Methods: Pros1+/- and Pros1+/+ mice were treated with warfarin (0.8mg/day). E15 embryonic dorsal skin vasculature was explored by immunostaining: anti-VE-Cadherin, anti-Ter119, anti-CD31, anti-Lyve1 and F4/80 antibodies. Colony forming assays with fetal liver cells allowed us to study erythropoiesis.

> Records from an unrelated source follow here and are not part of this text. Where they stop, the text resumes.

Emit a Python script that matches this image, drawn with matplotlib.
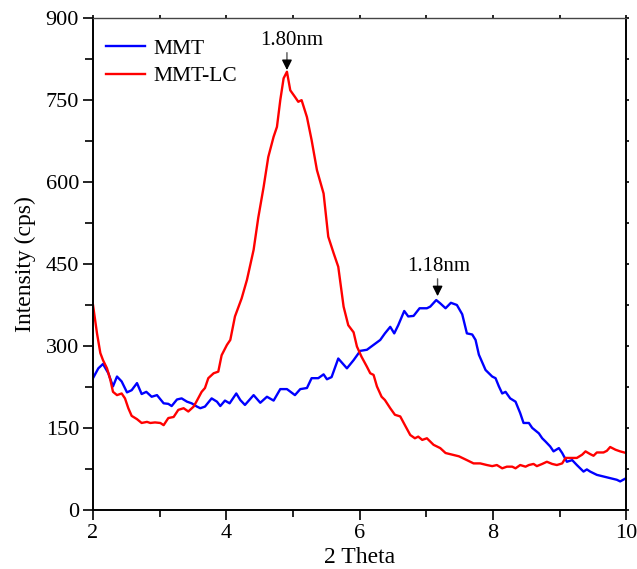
import matplotlib.pyplot as plt
import numpy as np
from matplotlib.ticker import MultipleLocator

plt.rcParams['font.family'] = ['Liberation Serif', 'DejaVu Serif']

# MMT curve (2 theta, intensity)
mmt_x = [2.00, 2.08, 2.15, 2.23, 2.30, 2.36, 2.43, 2.51, 2.58, 2.66, 2.73, 2.80, 2.88, 2.96,
         3.06, 3.13, 3.18, 3.26, 3.33, 3.41, 3.48, 3.56, 3.61, 3.68, 3.78, 3.86, 3.91, 3.98,
         4.05, 4.15, 4.21, 4.28, 4.41, 4.51, 4.61, 4.71, 4.81, 4.91, 5.03, 5.11, 5.21, 5.28,
         5.38, 5.46, 5.51, 5.58, 5.68, 5.81, 5.91, 6.01, 6.11, 6.21, 6.31, 6.38, 6.46, 6.52,
         6.58, 6.67, 6.73, 6.81, 6.90, 7.01, 7.06, 7.15, 7.21, 7.29, 7.37, 7.46, 7.54, 7.61,
         7.69, 7.74, 7.79, 7.89, 7.99, 8.04, 8.09, 8.14, 8.19, 8.26, 8.34, 8.41, 8.46, 8.54,
         8.59, 8.69, 8.74, 8.79, 8.86, 8.91, 8.99, 9.04, 9.11, 9.19, 9.26, 9.36, 9.41, 9.46,
         9.56, 9.66, 9.76, 9.86, 9.91, 10.00]
mmt_y = [241, 259, 267, 250, 226, 244, 235, 215, 219, 232, 212, 216, 207, 210,
         195, 194, 190, 202, 204, 198, 195, 189, 186, 189, 204, 198, 190, 200,
         195, 213, 201, 192, 210, 196, 207, 200, 221, 221, 210, 221, 223, 241,
         241, 248, 239, 243, 277, 259, 274, 291, 293, 302, 311, 323, 335, 323,
         338, 364, 354, 355, 369, 369, 372, 384, 378, 369, 379, 375, 358, 323,
         321, 311, 284, 256, 244, 241, 226, 213, 216, 204, 198, 177, 159, 159,
         150, 140, 131, 125, 116, 107, 113, 104, 88, 91, 82, 70, 74, 70,
         64, 61, 58, 55, 52, 58]

# MMT-LC curve
lc_x = [2.00, 2.06, 2.11, 2.15, 2.21, 2.26, 2.30, 2.36, 2.43, 2.48, 2.53, 2.58, 2.66, 2.73,
        2.81, 2.86, 2.93, 3.01, 3.06, 3.13, 3.21, 3.28, 3.36, 3.43, 3.51, 3.56, 3.63, 3.68,
        3.73, 3.81, 3.88, 3.93, 4.01, 4.06, 4.13, 4.23, 4.31, 4.41, 4.48, 4.56, 4.63, 4.71,
        4.76, 4.81, 4.86, 4.91, 4.96, 5.03, 5.08, 5.13, 5.21, 5.28, 5.36, 5.46, 5.53, 5.61,
        5.68, 5.76, 5.83, 5.91, 5.96, 6.03, 6.11, 6.16, 6.21, 6.26, 6.33, 6.38, 6.46, 6.53,
        6.61, 6.68, 6.76, 6.83, 6.88, 6.94, 7.01, 7.06, 7.11, 7.21, 7.29, 7.39, 7.49, 7.61,
        7.71, 7.81, 7.91, 7.99, 8.06, 8.14, 8.21, 8.29, 8.34, 8.41, 8.49, 8.54, 8.61, 8.66,
        8.74, 8.81, 8.89, 8.96, 9.04, 9.09, 9.16, 9.26, 9.34, 9.39, 9.46, 9.51, 9.56, 9.66,
        9.71, 9.76, 9.84, 9.91, 10.00]
lc_y = [375, 323, 287, 274, 259, 238, 216, 210, 213, 204, 186, 172, 166, 159,
        161, 159, 160, 159, 155, 168, 170, 183, 186, 180, 189, 200, 216, 223,
        241, 250, 253, 283, 302, 311, 354, 387, 421, 476, 535, 591, 646, 683,
        701, 750, 790, 802, 768, 756, 747, 750, 719, 677, 622, 579, 500, 470,
        445, 372, 338, 325, 299, 280, 262, 250, 247, 226, 207, 201, 186, 174,
        171, 155, 137, 131, 134, 128, 131, 125, 119, 113, 104, 101, 98, 91,
        85, 85, 82, 80, 82, 76, 79, 79, 76, 82, 79, 82, 84, 80,
        84, 88, 84, 82, 85, 95, 95, 95, 101, 107, 102, 99, 105, 105,
        108, 115, 110, 107, 104]

fig = plt.figure(figsize=(6.37, 5.69), dpi=100)
ax = fig.add_axes([0.146, 0.104, 0.837, 0.864])

ax.plot(mmt_x, mmt_y, color='#0000ff', lw=1.7, label='MMT')
ax.plot(lc_x, lc_y, color='#ff0000', lw=1.7, label='MMT-LC')

# peak annotations: grey shaft, black head
for px, py, txt, tx in [(4.91, 800, '1.80nm', 4.98), (7.17, 386, '1.18nm', 7.18)]:
    ax.annotate('', xy=(px, py + 12), xytext=(px, py + 42),
                arrowprops=dict(arrowstyle='-', color='#555555', lw=1.0))
    ax.annotate('', xy=(px, py), xytext=(px, py + 16),
                arrowprops=dict(arrowstyle='-|>', color='black', lw=1.0, mutation_scale=15))
    ax.text(tx, py + 42, txt, ha='center', va='bottom', fontsize=15)

ax.set_xlim(2, 10)
ax.set_ylim(0, 900)
ax.xaxis.set_major_locator(MultipleLocator(2))
ax.xaxis.set_minor_locator(MultipleLocator(1))
ax.yaxis.set_major_locator(MultipleLocator(150))
ax.yaxis.set_minor_locator(MultipleLocator(75))
ax.tick_params(which='both', direction='out', labelsize=16, width=1.2, pad=3)
ax.tick_params(which='major', length=7)
ax.tick_params(which='minor', length=5)
ax.tick_params(axis='y', which='minor', length=6)

# short secondary ticks on top and right
ax.tick_params(axis='x', which='both', top=True, labeltop=False)
ax.tick_params(axis='y', which='both', right=True, labelright=False)
for s in ax.spines.values():
    s.set_linewidth(1.4)
ax.spines['top'].set_color('#444444')
ax.spines['top'].set_linewidth(1.0)
for t in ax.xaxis.get_major_ticks() + ax.xaxis.get_minor_ticks():
    t.tick2line.set_markersize(2)
    t.tick2line.set_color('#444444')
for t in ax.yaxis.get_major_ticks() + ax.yaxis.get_minor_ticks():
    t.tick2line.set_markersize(2)

ax.set_xlabel('2 Theta', fontsize=17, labelpad=3)
ax.set_ylabel('Intensity (cps)', fontsize=17)
ax.yaxis.set_label_coords(-0.107, 0.5)

ax.legend(loc='upper left', bbox_to_anchor=(0.0, 0.985), frameon=False, fontsize=15.5,
          handlelength=1.8, handletextpad=0.4, borderaxespad=0.2, labelspacing=0.35)

fig.savefig('out.png', dpi=100)
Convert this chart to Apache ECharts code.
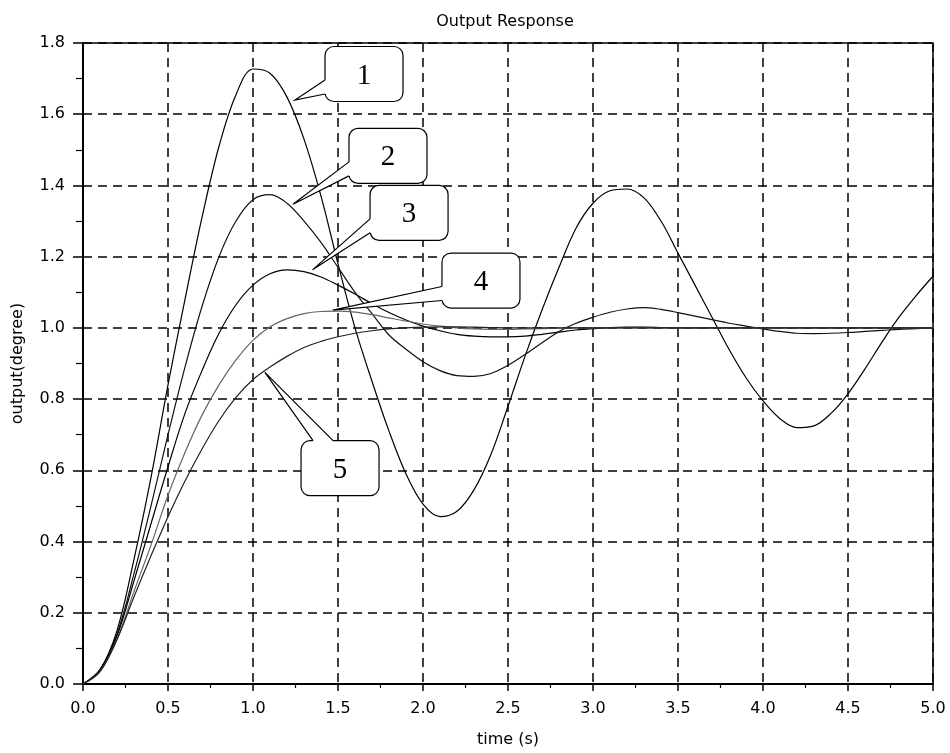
<!DOCTYPE html>
<html>
<head>
<meta charset="utf-8">
<script src="https://cdn.jsdelivr.net/npm/echarts@6/dist/echarts.min.js"></script>
<style>html,body{margin:0;padding:0;background:#fff}#chart{width:950px;height:753px}</style>
</head>
<body>
<div id="chart"></div>
<script>
var timeValues = [0.0,0.1,0.2,0.3,0.4,0.5,0.6,0.7,0.8,0.9,1.0,1.1,1.2,1.3,1.4,1.5,1.6,1.7,1.8,1.9,2.0,2.1,2.2,2.3,2.4,2.5,2.6,2.7,2.8,2.9,3.0,3.1,3.2,3.3,3.4,3.5,3.6,3.7,3.8,3.9,4.0,4.1,4.2,4.3,4.4,4.5,4.6,4.7,4.8,4.9,5.0];

var curve1 = [0, 0.04, 0.15, 0.35, 0.58, 0.84, 1.08, 1.31, 1.51, 1.655, 1.727, 1.715, 1.648, 1.53, 1.37, 1.18, 1.00, 0.85, 0.71, 0.59, 0.505, 0.47, 0.485, 0.545, 0.645, 0.78, 0.92, 1.05, 1.17, 1.28, 1.35, 1.385, 1.39, 1.365, 1.30, 1.21, 1.12, 1.03, 0.94, 0.86, 0.795, 0.745, 0.72, 0.725, 0.76, 0.815, 0.885, 0.96, 1.03, 1.09, 1.145];
var curve2 = [0, 0.04, 0.14, 0.31, 0.50, 0.70, 0.89, 1.06, 1.20, 1.30, 1.36, 1.374, 1.35, 1.30, 1.24, 1.17, 1.10, 1.04, 0.98, 0.94, 0.905, 0.88, 0.866, 0.864, 0.872, 0.895, 0.925, 0.958, 0.99, 1.013, 1.03, 1.044, 1.053, 1.057, 1.052, 1.043, 1.033, 1.023, 1.013, 1.005, 0.997, 0.99, 0.985, 0.984, 0.985, 0.987, 0.99, 0.993, 0.996, 0.998, 1.0];
var curve3 = [0, 0.04, 0.135, 0.29, 0.45, 0.61, 0.76, 0.88, 0.985, 1.065, 1.12, 1.152, 1.163, 1.158, 1.143, 1.12, 1.095, 1.068, 1.043, 1.022, 1.005, 0.992, 0.982, 0.977, 0.975, 0.975, 0.977, 0.982, 0.988, 0.994, 0.998, 1.001, 1.002, 1.002, 1.001, 1.0, 1.0, 1.0, 1.0, 1.0, 1.0, 1.0, 1.0, 1.0, 1.0, 1.0, 1.0, 1.0, 1.0, 1.0, 1.0];
var curve4 = [0, 0.035, 0.125, 0.26, 0.39, 0.53, 0.65, 0.755, 0.84, 0.91, 0.965, 1.003, 1.026, 1.04, 1.046, 1.047, 1.044, 1.037, 1.028, 1.019, 1.011, 1.005, 1.0, 0.997, 0.996, 0.996, 0.997, 0.998, 0.999, 1.0, 1.0, 1.0, 1.0, 1.0, 1.0, 1.0, 1.0, 1.0, 1.0, 1.0, 1.0, 1.0, 1.0, 1.0, 1.0, 1.0, 1.0, 1.0, 1.0, 1.0, 1.0];
var curve5 = [0, 0.035, 0.125, 0.245, 0.36, 0.47, 0.57, 0.66, 0.74, 0.805, 0.855, 0.89, 0.92, 0.945, 0.962, 0.975, 0.985, 0.992, 0.997, 1.0, 1.002, 1.003, 1.003, 1.002, 1.001, 1.0, 1.0, 1.0, 1.0, 1.0, 1.0, 1.0, 1.0, 1.0, 1.0, 1.0, 1.0, 1.0, 1.0, 1.0, 1.0, 1.0, 1.0, 1.0, 1.0, 1.0, 1.0, 1.0, 1.0, 1.0, 1.0];

// callouts: label, box centre (time, output), pointer tip (time, output)
var calloutLabels = ['1', '2', '3', '4', '5'];
var calloutBoxT = [1.653, 1.794, 1.918, 2.341, 1.512];
var calloutBoxV = [1.713, 1.483, 1.323, 1.133, 0.606];
var calloutTipT = [1.247, 1.235, 1.35, 1.47, 1.07];
var calloutTipV = [1.64, 1.347, 1.163, 1.05, 0.875];
var calloutSide = ['left', 'left', 'left', 'left', 'top'];

var titleText = 'Output Response';
var xName = 'time (s)';
var yName = 'output(degree)';

function pairs(vals) {
  return timeValues.map(function (t, i) { return [t, vals[i]]; });
}

var curveColors = ['#000', '#111', '#000', '#666', '#222'];
var curves = [curve1, curve2, curve3, curve4, curve5];

var lineSeries = curves.map(function (c, i) {
  return {
    type: 'line', data: pairs(c), showSymbol: false, smooth: 0.35,
    lineStyle: { color: curveColors[i], width: 1.2 }, z: 3, silent: true
  };
});

var calloutData = calloutLabels.map(function (l, i) {
  return [calloutBoxT[i], calloutBoxV[i], calloutTipT[i], calloutTipV[i]];
});

var calloutSeries = {
  type: 'custom',
  data: calloutData,
  encode: { x: 0, y: 1 },
  clip: false,
  z: 10,
  silent: true,
  renderItem: function (params, api) {
    var idx = params.dataIndex;
    var c = api.coord([api.value(0), api.value(1)]);
    var tip = api.coord([api.value(2), api.value(3)]);
    var w = 78, h = 55;
    var x0 = c[0] - w / 2, y0 = c[1] - h / 2;
    var b1, b2, b1in, b2in;
    if (calloutSide[idx] === 'left') {
      b1 = [x0, c[1] + 6]; b2 = [x0, c[1] + 20];
      b1in = [x0 + 2, c[1] + 6]; b2in = [x0 + 2, c[1] + 20];
    } else {
      b1 = [c[0] - 27, y0]; b2 = [c[0] - 7, y0];
      b1in = [c[0] - 27, y0 + 2]; b2in = [c[0] - 7, y0 + 2];
    }
    return {
      type: 'group',
      children: [
        { type: 'rect', shape: { x: x0, y: y0, width: w, height: h, r: 9 },
          style: { fill: '#fff', stroke: '#000', lineWidth: 1.2 } },
        { type: 'polygon', shape: { points: [b1in, b1, tip, b2, b2in] },
          style: { fill: '#fff', stroke: null } },
        { type: 'polyline', shape: { points: [b1, tip, b2] },
          style: { fill: null, stroke: '#000', lineWidth: 1.2 } },
        { type: 'text', style: { text: calloutLabels[idx], x: c[0], y: c[1] + 2,
          align: 'center', verticalAlign: 'middle',
          font: '29px "Liberation Serif", serif', fill: '#000' } }
      ]
    };
  }
};

var chart = echarts.init(document.getElementById('chart'), null, { renderer: 'canvas' });
chart.setOption({
  animation: false,
  backgroundColor: '#fff',
  title: {
    text: titleText, left: 500, top: 9, textAlign: 'center',
    textStyle: { fontFamily: 'DejaVu Sans', fontSize: 16, fontWeight: 'normal', color: '#000' }
  },
  grid: { left: 83, right: 17, top: 43, bottom: 68, show: true, borderColor: '#000', borderWidth: 1.5, backgroundColor: 'transparent' },
  xAxis: {
    type: 'value', min: 0, max: 5, interval: 0.5,
    name: xName, nameLocation: 'middle', nameGap: 48,
    nameTextStyle: { fontFamily: 'DejaVu Sans', fontSize: 16, color: '#000' },
    axisLine: { show: true, lineStyle: { color: '#000', width: 2 } },
    axisTick: { show: true, length: 7, lineStyle: { color: '#000', width: 1.5 } },
    minorTick: { show: true, splitNumber: 2, length: 4, lineStyle: { color: '#000', width: 1.2 } },
    axisLabel: { color: '#000', fontFamily: 'DejaVu Sans', fontSize: 16, margin: 17,
      formatter: function (v) { return v.toFixed(1); } },
    splitLine: { show: true, lineStyle: { color: '#000', width: 1.5, type: [9, 6] } }
  },
  yAxis: {
    type: 'value', min: 0, max: 1.8, interval: 0.2,
    name: yName, nameLocation: 'middle', nameGap: 57,
    nameTextStyle: { fontFamily: 'DejaVu Sans', fontSize: 16, color: '#000' },
    axisLine: { show: true, lineStyle: { color: '#000', width: 2 } },
    axisTick: { show: true, length: 10, lineStyle: { color: '#000', width: 1.5 } },
    minorTick: { show: true, splitNumber: 2, length: 7, lineStyle: { color: '#000', width: 1.2 } },
    axisLabel: { color: '#000', fontFamily: 'DejaVu Sans', fontSize: 16, margin: 18,
      formatter: function (v) { return v.toFixed(1); } },
    splitLine: { show: true, lineStyle: { color: '#000', width: 1.5, type: [9, 6] } }
  },
  series: lineSeries.concat([calloutSeries])
});
</script>
</body>
</html>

Results: Warfarin caused 95% mortality in Pros1+/- and 5% in Pros1+/+ mice, but only a few Pros1+/- mice developed PF. Early PF lesions showed vascular engorgement, intradermal edema and rare thrombosis. In advanced lesions, we noticed massive red blood cell (RBC) extravasation, intra-epidermal hemorrhagic blisters and necrosis. RBC extravasation in mice treated by warfarin pointed to vascular wall damage during PF. Immunostainings of embryonic dorsal skin (VE-Cadherin, Ter119) confirmed RBC extravasation while anti-CD31 showed areas with underdeveloped and less dense vascular networks and less vessels branch points in Pros1-/- than in Pros1+/+ mice. Massively enlarged lymphatic vessels and increased macrophage infiltration were observed in Pros1-/- embryos (Lyve1, F4/80). Blood vessel and liver histology from Pros1-/- embryos revealed numerous circulating immature RBC compatible with increased erythropoiesis because of severe bleeding due to DIC and vascular lesions. In addition, many isolated erythroblast nuclei were found indicating altered phagocytosis. Pros1-/- embryos displayed higher cytokine levels than Pros1+/+ embryos. No difference was found between Pros1-/- and Pros1+/+ embryos for BFU-E colonies, whereas Pros1-/- displayed 50% less CFU-E colonies than Pros1+/+ mice, pointing to a blunted response to erythropoietin (EPO) in the context of inflammation promoted by PF. These results were confirmed by flow cytometry

Conclusion: PF developed under warfarin and in Pros1-/- embryos and was characterized by thrombosis occurring together with vascular damage and inflammatory processes disturbing nuclei phagocytosis, iron metabolism and response to EPO.